Given request:
Print the listing in its entirety and exactly, leaving out images.

Stored data:
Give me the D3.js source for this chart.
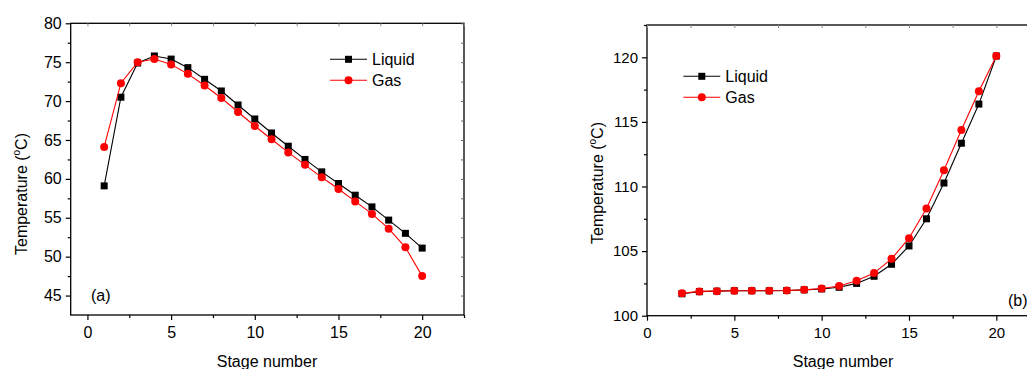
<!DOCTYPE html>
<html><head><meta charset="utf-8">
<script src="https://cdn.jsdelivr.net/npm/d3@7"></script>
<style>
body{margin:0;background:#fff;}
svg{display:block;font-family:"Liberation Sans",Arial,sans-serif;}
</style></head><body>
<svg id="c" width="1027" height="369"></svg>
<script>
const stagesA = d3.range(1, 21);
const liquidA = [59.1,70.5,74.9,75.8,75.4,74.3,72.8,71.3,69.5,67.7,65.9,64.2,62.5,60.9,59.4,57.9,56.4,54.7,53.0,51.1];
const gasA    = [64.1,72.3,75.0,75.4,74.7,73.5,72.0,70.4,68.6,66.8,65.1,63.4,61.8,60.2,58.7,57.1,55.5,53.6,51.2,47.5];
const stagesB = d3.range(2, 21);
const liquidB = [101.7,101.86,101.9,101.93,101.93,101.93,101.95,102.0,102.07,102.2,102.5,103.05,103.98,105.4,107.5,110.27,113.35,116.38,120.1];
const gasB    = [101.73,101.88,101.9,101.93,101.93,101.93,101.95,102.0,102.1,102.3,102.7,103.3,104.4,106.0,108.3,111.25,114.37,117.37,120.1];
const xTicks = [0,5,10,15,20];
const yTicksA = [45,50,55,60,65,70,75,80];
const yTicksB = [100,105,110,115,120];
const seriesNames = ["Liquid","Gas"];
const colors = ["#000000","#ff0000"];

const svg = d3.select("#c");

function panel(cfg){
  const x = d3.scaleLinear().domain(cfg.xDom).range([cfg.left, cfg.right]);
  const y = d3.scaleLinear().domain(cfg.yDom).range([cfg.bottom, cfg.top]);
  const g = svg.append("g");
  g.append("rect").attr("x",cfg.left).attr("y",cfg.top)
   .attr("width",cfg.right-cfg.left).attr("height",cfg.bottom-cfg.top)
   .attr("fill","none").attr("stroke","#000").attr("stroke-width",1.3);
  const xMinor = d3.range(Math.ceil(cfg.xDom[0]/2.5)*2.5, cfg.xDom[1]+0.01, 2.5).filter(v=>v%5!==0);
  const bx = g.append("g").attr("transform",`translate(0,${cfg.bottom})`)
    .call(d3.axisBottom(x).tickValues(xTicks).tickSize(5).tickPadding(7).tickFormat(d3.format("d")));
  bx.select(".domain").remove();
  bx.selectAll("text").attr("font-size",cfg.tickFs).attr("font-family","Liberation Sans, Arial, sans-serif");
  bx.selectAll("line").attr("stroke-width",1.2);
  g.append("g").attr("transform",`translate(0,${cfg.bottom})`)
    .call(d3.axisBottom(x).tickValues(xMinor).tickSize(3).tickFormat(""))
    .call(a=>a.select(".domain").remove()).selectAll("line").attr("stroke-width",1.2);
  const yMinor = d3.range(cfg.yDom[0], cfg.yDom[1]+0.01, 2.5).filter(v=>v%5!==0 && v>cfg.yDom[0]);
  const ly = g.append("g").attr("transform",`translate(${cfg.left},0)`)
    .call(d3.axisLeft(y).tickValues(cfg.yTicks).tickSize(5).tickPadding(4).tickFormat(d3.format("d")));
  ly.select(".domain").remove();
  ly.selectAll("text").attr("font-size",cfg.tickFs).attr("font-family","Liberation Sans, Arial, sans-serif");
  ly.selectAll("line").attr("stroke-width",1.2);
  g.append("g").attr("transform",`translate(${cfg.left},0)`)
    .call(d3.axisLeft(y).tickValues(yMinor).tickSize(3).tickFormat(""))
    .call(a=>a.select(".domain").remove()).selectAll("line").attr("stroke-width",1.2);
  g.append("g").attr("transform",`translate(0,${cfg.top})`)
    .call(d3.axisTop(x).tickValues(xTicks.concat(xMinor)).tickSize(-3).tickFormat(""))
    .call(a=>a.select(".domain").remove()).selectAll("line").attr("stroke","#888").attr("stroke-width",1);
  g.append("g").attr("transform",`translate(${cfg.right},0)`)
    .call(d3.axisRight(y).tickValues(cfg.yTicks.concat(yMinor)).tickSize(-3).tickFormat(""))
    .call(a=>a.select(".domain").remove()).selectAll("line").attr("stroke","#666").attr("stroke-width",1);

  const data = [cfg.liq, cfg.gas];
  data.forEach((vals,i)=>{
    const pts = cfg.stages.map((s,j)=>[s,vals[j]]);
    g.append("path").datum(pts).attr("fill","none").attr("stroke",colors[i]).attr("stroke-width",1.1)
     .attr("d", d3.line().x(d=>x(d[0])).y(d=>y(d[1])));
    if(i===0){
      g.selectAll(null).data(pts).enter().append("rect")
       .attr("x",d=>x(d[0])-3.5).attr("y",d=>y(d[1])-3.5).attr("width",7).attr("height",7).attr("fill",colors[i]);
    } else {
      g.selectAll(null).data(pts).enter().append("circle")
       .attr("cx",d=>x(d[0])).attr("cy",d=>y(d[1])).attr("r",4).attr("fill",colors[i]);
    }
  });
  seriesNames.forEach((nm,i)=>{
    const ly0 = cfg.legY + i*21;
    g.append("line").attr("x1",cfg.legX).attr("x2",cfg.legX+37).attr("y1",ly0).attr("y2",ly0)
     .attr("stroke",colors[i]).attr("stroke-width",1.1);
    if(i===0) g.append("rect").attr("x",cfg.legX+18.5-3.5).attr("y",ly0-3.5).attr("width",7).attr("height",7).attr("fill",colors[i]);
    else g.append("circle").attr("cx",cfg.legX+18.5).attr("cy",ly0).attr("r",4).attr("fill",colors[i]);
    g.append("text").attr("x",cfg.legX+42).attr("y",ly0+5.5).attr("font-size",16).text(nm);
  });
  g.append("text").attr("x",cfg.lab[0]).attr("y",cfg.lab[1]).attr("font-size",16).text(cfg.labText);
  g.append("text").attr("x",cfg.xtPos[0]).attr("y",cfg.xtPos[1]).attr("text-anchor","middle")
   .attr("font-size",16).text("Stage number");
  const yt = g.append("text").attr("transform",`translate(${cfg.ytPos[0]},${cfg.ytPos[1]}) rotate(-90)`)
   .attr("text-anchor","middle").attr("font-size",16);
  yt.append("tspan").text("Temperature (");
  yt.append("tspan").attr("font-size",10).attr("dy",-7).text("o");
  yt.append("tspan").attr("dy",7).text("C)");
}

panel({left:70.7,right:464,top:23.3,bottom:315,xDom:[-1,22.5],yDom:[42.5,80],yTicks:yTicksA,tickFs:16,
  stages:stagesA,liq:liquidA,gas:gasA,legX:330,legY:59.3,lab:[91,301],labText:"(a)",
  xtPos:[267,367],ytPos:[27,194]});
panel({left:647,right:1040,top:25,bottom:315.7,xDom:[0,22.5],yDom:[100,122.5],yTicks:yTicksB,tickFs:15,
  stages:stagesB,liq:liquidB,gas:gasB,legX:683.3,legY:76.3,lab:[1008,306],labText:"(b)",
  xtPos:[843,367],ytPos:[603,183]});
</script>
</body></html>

Written solution:
Give me the D3.js source for this chart.
<!DOCTYPE html>
<html><head><meta charset="utf-8">
<script src="https://cdn.jsdelivr.net/npm/d3@7"></script>
<style>
body{margin:0;background:#fff;}
svg{display:block;font-family:"Liberation Sans",Arial,sans-serif;}
</style></head><body>
<svg id="c" width="1027" height="369"></svg>
<script>
const stagesA = d3.range(1, 21);
const liquidA = [59.1,70.5,74.9,75.8,75.4,74.3,72.8,71.3,69.5,67.7,65.9,64.2,62.5,60.9,59.4,57.9,56.4,54.7,53.0,51.1];
const gasA    = [64.1,72.3,75.0,75.4,74.7,73.5,72.0,70.4,68.6,66.8,65.1,63.4,61.8,60.2,58.7,57.1,55.5,53.6,51.2,47.5];
const stagesB = d3.range(2, 21);
const liquidB = [101.7,101.86,101.9,101.93,101.93,101.93,101.95,102.0,102.07,102.2,102.5,103.05,103.98,105.4,107.5,110.27,113.35,116.38,120.1];
const gasB    = [101.73,101.88,101.9,101.93,101.93,101.93,101.95,102.0,102.1,102.3,102.7,103.3,104.4,106.0,108.3,111.25,114.37,117.37,120.1];
const xTicks = [0,5,10,15,20];
const yTicksA = [45,50,55,60,65,70,75,80];
const yTicksB = [100,105,110,115,120];
const seriesNames = ["Liquid","Gas"];
const colors = ["#000000","#ff0000"];

const svg = d3.select("#c");

function panel(cfg){
  const x = d3.scaleLinear().domain(cfg.xDom).range([cfg.left, cfg.right]);
  const y = d3.scaleLinear().domain(cfg.yDom).range([cfg.bottom, cfg.top]);
  const g = svg.append("g");
  g.append("rect").attr("x",cfg.left).attr("y",cfg.top)
   .attr("width",cfg.right-cfg.left).attr("height",cfg.bottom-cfg.top)
   .attr("fill","none").attr("stroke","#000").attr("stroke-width",1.3);
  const xMinor = d3.range(Math.ceil(cfg.xDom[0]/2.5)*2.5, cfg.xDom[1]+0.01, 2.5).filter(v=>v%5!==0);
  const bx = g.append("g").attr("transform",`translate(0,${cfg.bottom})`)
    .call(d3.axisBottom(x).tickValues(xTicks).tickSize(5).tickPadding(7).tickFormat(d3.format("d")));
  bx.select(".domain").remove();
  bx.selectAll("text").attr("font-size",cfg.tickFs).attr("font-family","Liberation Sans, Arial, sans-serif");
  bx.selectAll("line").attr("stroke-width",1.2);
  g.append("g").attr("transform",`translate(0,${cfg.bottom})`)
    .call(d3.axisBottom(x).tickValues(xMinor).tickSize(3).tickFormat(""))
    .call(a=>a.select(".domain").remove()).selectAll("line").attr("stroke-width",1.2);
  const yMinor = d3.range(cfg.yDom[0], cfg.yDom[1]+0.01, 2.5).filter(v=>v%5!==0 && v>cfg.yDom[0]);
  const ly = g.append("g").attr("transform",`translate(${cfg.left},0)`)
    .call(d3.axisLeft(y).tickValues(cfg.yTicks).tickSize(5).tickPadding(4).tickFormat(d3.format("d")));
  ly.select(".domain").remove();
  ly.selectAll("text").attr("font-size",cfg.tickFs).attr("font-family","Liberation Sans, Arial, sans-serif");
  ly.selectAll("line").attr("stroke-width",1.2);
  g.append("g").attr("transform",`translate(${cfg.left},0)`)
    .call(d3.axisLeft(y).tickValues(yMinor).tickSize(3).tickFormat(""))
    .call(a=>a.select(".domain").remove()).selectAll("line").attr("stroke-width",1.2);
  g.append("g").attr("transform",`translate(0,${cfg.top})`)
    .call(d3.axisTop(x).tickValues(xTicks.concat(xMinor)).tickSize(-3).tickFormat(""))
    .call(a=>a.select(".domain").remove()).selectAll("line").attr("stroke","#888").attr("stroke-width",1);
  g.append("g").attr("transform",`translate(${cfg.right},0)`)
    .call(d3.axisRight(y).tickValues(cfg.yTicks.concat(yMinor)).tickSize(-3).tickFormat(""))
    .call(a=>a.select(".domain").remove()).selectAll("line").attr("stroke","#666").attr("stroke-width",1);

  const data = [cfg.liq, cfg.gas];
  data.forEach((vals,i)=>{
    const pts = cfg.stages.map((s,j)=>[s,vals[j]]);
    g.append("path").datum(pts).attr("fill","none").attr("stroke",colors[i]).attr("stroke-width",1.1)
     .attr("d", d3.line().x(d=>x(d[0])).y(d=>y(d[1])));
    if(i===0){
      g.selectAll(null).data(pts).enter().append("rect")
       .attr("x",d=>x(d[0])-3.5).attr("y",d=>y(d[1])-3.5).attr("width",7).attr("height",7).attr("fill",colors[i]);
    } else {
      g.selectAll(null).data(pts).enter().append("circle")
       .attr("cx",d=>x(d[0])).attr("cy",d=>y(d[1])).attr("r",4).attr("fill",colors[i]);
    }
  });
  seriesNames.forEach((nm,i)=>{
    const ly0 = cfg.legY + i*21;
    g.append("line").attr("x1",cfg.legX).attr("x2",cfg.legX+37).attr("y1",ly0).attr("y2",ly0)
     .attr("stroke",colors[i]).attr("stroke-width",1.1);
    if(i===0) g.append("rect").attr("x",cfg.legX+18.5-3.5).attr("y",ly0-3.5).attr("width",7).attr("height",7).attr("fill",colors[i]);
    else g.append("circle").attr("cx",cfg.legX+18.5).attr("cy",ly0).attr("r",4).attr("fill",colors[i]);
    g.append("text").attr("x",cfg.legX+42).attr("y",ly0+5.5).attr("font-size",16).text(nm);
  });
  g.append("text").attr("x",cfg.lab[0]).attr("y",cfg.lab[1]).attr("font-size",16).text(cfg.labText);
  g.append("text").attr("x",cfg.xtPos[0]).attr("y",cfg.xtPos[1]).attr("text-anchor","middle")
   .attr("font-size",16).text("Stage number");
  const yt = g.append("text").attr("transform",`translate(${cfg.ytPos[0]},${cfg.ytPos[1]}) rotate(-90)`)
   .attr("text-anchor","middle").attr("font-size",16);
  yt.append("tspan").text("Temperature (");
  yt.append("tspan").attr("font-size",10).attr("dy",-7).text("o");
  yt.append("tspan").attr("dy",7).text("C)");
}

panel({left:70.7,right:464,top:23.3,bottom:315,xDom:[-1,22.5],yDom:[42.5,80],yTicks:yTicksA,tickFs:16,
  stages:stagesA,liq:liquidA,gas:gasA,legX:330,legY:59.3,lab:[91,301],labText:"(a)",
  xtPos:[267,367],ytPos:[27,194]});
panel({left:647,right:1040,top:25,bottom:315.7,xDom:[0,22.5],yDom:[100,122.5],yTicks:yTicksB,tickFs:15,
  stages:stagesB,liq:liquidB,gas:gasB,legX:683.3,legY:76.3,lab:[1008,306],labText:"(b)",
  xtPos:[843,367],ytPos:[603,183]});
</script>
</body></html>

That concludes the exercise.